The solution to the years of violence will not come from city hall, Washington or Jerusalem, but from within the community.  I look forward to higher expectations from the black community, and hope the white community will appreciate the effort.

posted by: Socio on August 8, 2008  7:21pm

I’m glad we have a full crowd of sociologists here to study this interesting problem that the poor black folk seem to be facing.

I don’t know why these savages just can’t get it right!

Why, I do declare, I think I shall have a lovely mint julep now, and then go re-read my favorite passages of “The White Man’s Burden.” What a thrilling work, to better the poor savages amongst us! Though they do not appreciate it, no sir, they do not, we must work hard to teach them to be more like us.

No no no sir, I am not suggesting any of you all are racist! Nothing could be farther from the truth: I’m sure all of you, like myself, have MANY black friends, and you delight in telling them that you are going to support Barak Obama, even though, frankly, white women have had it far worse than black men, historically speaking.

posted by: Alex on August 8, 2008  11:30pm

Note the article in the Independent today 8/8 about how the police are using unmarked cars and putting more effort into stopping people from using cell phones while driving. Hey how about using that energy and those resources FIRST to get the guns off the streets and out of teenagers hands before stopping cell phone toting drivers! I think the new chief has his priorities in the wrong place! How many guns did they get off the streets today?!

posted by: ROBN on August 9, 2008  10:16am


“WHITE MANS BURDEN”???? are you kidding me man. NHI readers don’t want to colonize and exploit Newhalville, they just want their fellow citizens in Newhalville to meet their responsibilities and fess up with the names of the kids who beat up the van driver.

posted by: Edward_H on August 10, 2008  11:10am

I really feel sorry for the decent hardworking people who live in Newhallville and cannot afford to move to better neighborhoods

I wonder if Gospel Fest will go the way of the Freddie Fixer?

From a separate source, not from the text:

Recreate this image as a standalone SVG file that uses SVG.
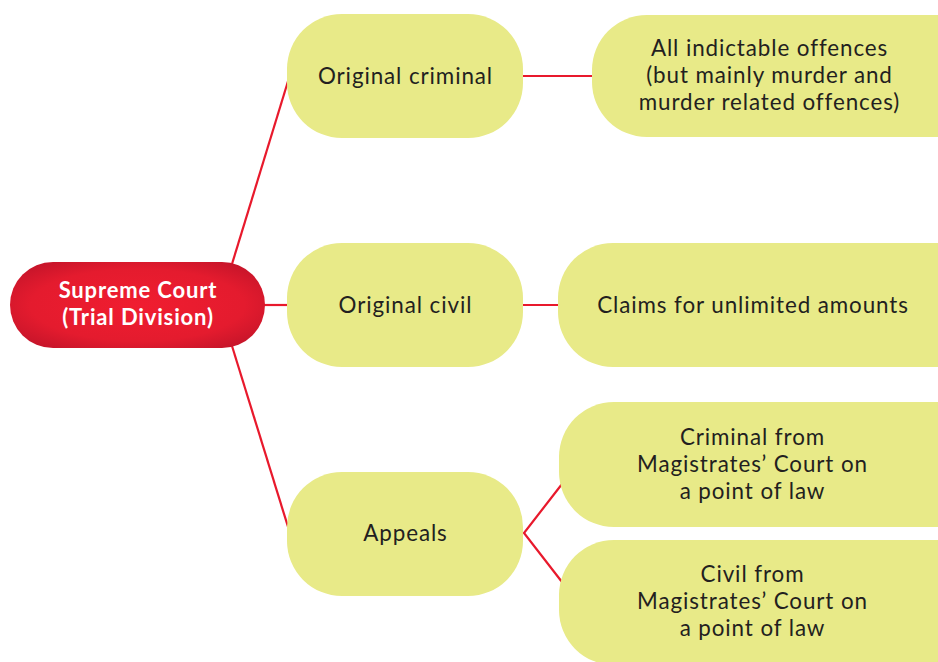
<svg xmlns="http://www.w3.org/2000/svg" width="938" height="662" viewBox="0 0 938 662">
<defs>
<radialGradient id="rg" cx="0.5" cy="0.5" r="0.6">
<stop offset="0" stop-color="#f01d30"/>
<stop offset="0.7" stop-color="#e41b2e"/>
<stop offset="1" stop-color="#c8152a"/>
</radialGradient>
<style>
.n{fill:#e8ea88}
.t{font-family:Lato,"Open Sans",sans-serif;font-size:22.4px;letter-spacing:0.9px;fill:#231f20;text-anchor:middle}
.w{font-family:Lato,"Open Sans",sans-serif;font-size:22px;letter-spacing:0.85px;font-weight:bold;fill:#ffffff;text-anchor:middle}
.c{stroke:#e8192c;stroke-width:2.2;fill:none}
</style>
</defs>
<rect width="938" height="662" fill="#ffffff"/>
<g id="connectors">
<line class="c" x1="232" y1="264" x2="289" y2="78"/>
<line class="c" x1="262" y1="305" x2="290" y2="305"/>
<line class="c" x1="232" y1="346" x2="289" y2="530"/>
<line class="c" x1="520" y1="76" x2="594" y2="76"/>
<line class="c" x1="520" y1="305" x2="560" y2="305"/>
<polyline class="c" points="562,484 524,533 562,582"/>
</g>
<g id="root">
<rect x="10" y="262" width="255" height="86" rx="43" fill="url(#rg)"/>
<text class="w" x="138" y="298">Supreme Court</text>
<text class="w" x="138" y="325">(Trial Division)</text>
</g>
<g id="original-criminal">
<rect class="n" x="287" y="14" width="236" height="124" rx="55"/>
<text class="t" x="405.5" y="84">Original criminal</text>
</g>
<g id="original-civil">
<rect class="n" x="287" y="243" width="236" height="124" rx="55"/>
<text class="t" x="405.5" y="313">Original civil</text>
</g>
<g id="appeals">
<rect class="n" x="287" y="472" width="236" height="124" rx="55"/>
<text class="t" x="405.5" y="541">Appeals</text>
</g>
<g id="indictable">
<rect class="n" x="592" y="15" width="400" height="122" rx="55"/>
<text class="t" x="769.5" y="56">All indictable offences</text>
<text class="t" x="769.5" y="83">(but mainly murder and</text>
<text class="t" x="769.5" y="110">murder related offences)</text>
</g>
<g id="claims">
<rect class="n" x="558" y="243" width="434" height="124" rx="55"/>
<text class="t" x="753" y="313">Claims for unlimited amounts</text>
</g>
<g id="criminal-appeal">
<rect class="n" x="559" y="402" width="433" height="125" rx="55"/>
<text class="t" x="752.5" y="445">Criminal from</text>
<text class="t" x="752.5" y="472">Magistrates’ Court on</text>
<text class="t" x="752.5" y="499">a point of law</text>
</g>
<g id="civil-appeal">
<rect class="n" x="559" y="540" width="433" height="125" rx="55"/>
<text class="t" x="752.5" y="582">Civil from</text>
<text class="t" x="752.5" y="609">Magistrates’ Court on</text>
<text class="t" x="752.5" y="636">a point of law</text>
</g>
</svg>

posted by: Lamont Moye on August 14, 2008  5:48pm

As the gospel goes hip-hop the younger generation is attracted to the music.  We must understand that the gospel fest in New Haven is not exempt from gun violence.  We are grateful that many outside churchgoers have not yet been shot.  What saddens me is that the church is still singing “we shall overcome.”  If we’re serious about addressing the gun violence and crime in our city, we should refrain from the political and publicity stunts of marches and rallies when it’s convenient for us.  My feet hurt!  I don’t plan on marching anymore.  Once we become organized, self-determined, and no longer have to depend on the “MAN” for assistants, we then can make demands without compromise.  Jesus Christ died so that we may have eternal life, Dr. Martin Luther King Jr. marched so that we don’t have to march.  There will be no boycott of Connecticut Transit by blacks regarding sitting at the back of the bus, thanks to Honorable Rosa Parks and others.  New Haven Police Department needs the help of the community.  They can not do it alone.  Community activist groups such as Brotherhood Summit, People Against Injustice and others, needs to come together to assist one another.  While objectives and strategies may differ, they can help one another by way of resources and moral support. 

Until then, we might consider investing in a bulletproof vest while attending the gospel fest in New Haven.